For Sudbury high school teacher Kyleen Gray, kids should be playing sports for the sheer enjoyment of the game.
And for the last few years, she’s been helping kids – and parents – put the fun back into sports.
Gray runs Hoops and Spikes, a basketball and volleyball business that runs sport specific sessions, training, camps and tournaments for kids (and sometimes adults too), focussing on foundational instruction and giving players that extra boost of confidence to play the game or try out for a team.
But the true aim, Gray said, is to make sure the budding athletes are having fun.
“Playing sports is important,” Gray says, “but I don't know if it's always best for kids if it's as expensive and as serious as it is right now.”
At Hoops and Spikes, kids hit the court for games and training in small groups with coaches and instructors, minus the pressure or any expectation they’ll be signing up for elite leagues in the future.
To get Hoops and Spikes off the ground, Gray, who starred for the Nipissing Lakers’ varsity volleyball team in the late 90s and early 2000s, enlisted like-minded teachers, coaches, and varsity athletes to run the camps.
“All of our staff have a really good foundation in sport specific training,” Gray said. “We also are very focused on learning through gameplay.”
“With basketball and volleyball, especially at the young level…if you watch those games, one kid has the ball pretty much the whole time,” she said.
“So we try to construct our programming to take that concept away. We move them into game situations where they have to consistently engage with the ball and as a result get significantly more “touches” which is a key component in learning through playing. Our game play is focused on smaller numbers of players on smaller courts ( 1on1; 2on2; 3on3; 4on4).”
The end result: kids learn game fundamentals, and have a blast doing it.
And parents will be happy: Hoops and Spikes’ enrolment fees won’t break the bank.
The cost is $275 for the 4-day Christmas camp, and $250 for additional siblings to sign up. The camps run from December 19-22 at the Sudbury YMCA.
Gray knows what it’s like for parents whose kids play hockey – the endless competition, summer camps, tryout camps, extended training, weekend tournaments – can be a grind.
She’s no stranger to the demands of parents – her kids play volleyball, basketball and hockey at elite levels – but thinks Hoops and Spikes is a different sort of game environment: it provides not only physical literacy skills, but also a social experience for kids involved in different sports.
In short, kids get to be kids again.
“We've had kids coming to our sessions especially through COVID, who literally didn't talk,” she said. “But then you could see them grow, flourish, make some friends and gain some confidence through the safety of a small group atmosphere and gameplay.”
“That was really the idea we really tried to celebrate.”

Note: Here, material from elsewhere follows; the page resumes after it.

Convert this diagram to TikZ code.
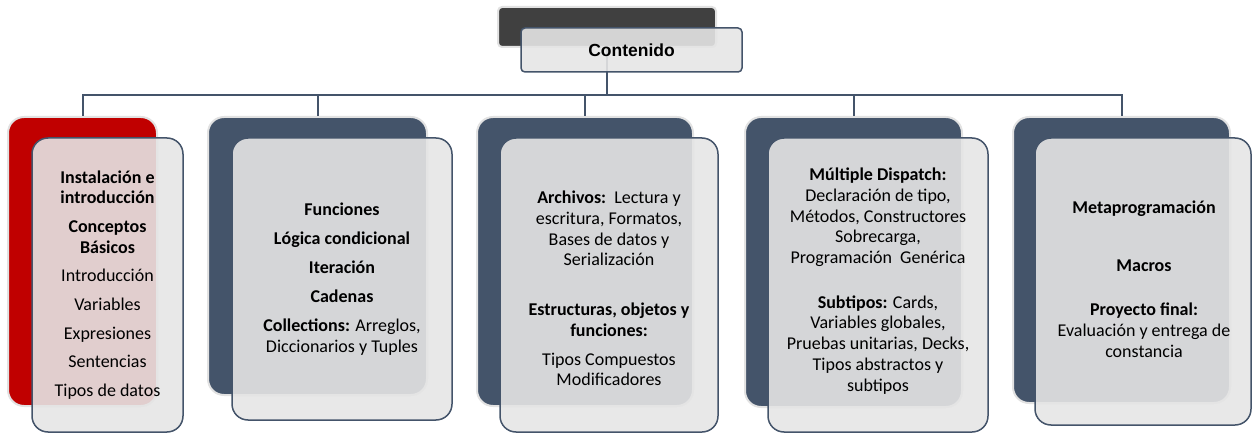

Kids return to the Hoops and Spikes programming, Gray said, because of the social atmosphere, and to interact with people they normally wouldn't play with or compete against.
Once the kids have had a bit of training, and learn the rules of basketball or volleyball, they play in a tournament to cap off the Christmas camp. Gray said she then gives out medals, and “report cards” to show kids they’re improving, and outline the next steps they can take as they continue to play.
“It just gives them a little bit of confidence to do different things, to try something new,” she said. “And it’s all about lifelong physical literacy.”
Rising costs of sports keeping parents away
As the costs for sports camp increases across the province, and kids often get caught in a race to stay at the top of their class, Hoops and Spikes aims to give parents a happy middle ground.
Competition, without the competitive baggage.
“I really try to schedule our programming and provide opportunities for kids who maybe are not, quote unquote basketball or volleyball players to try these different sports, even if it's just for a day in one of our 3-on-3 or 4-on-4 tournaments.”
“It's very common to have, for example, a group of hockey boys register in a 4-on-4 volleyball tournament,” she said. “It's common that we have a group of volleyball girls register in a 3-on-3 basketball tournament, or a group of friends from soccer, or friends from the neighbourhood.”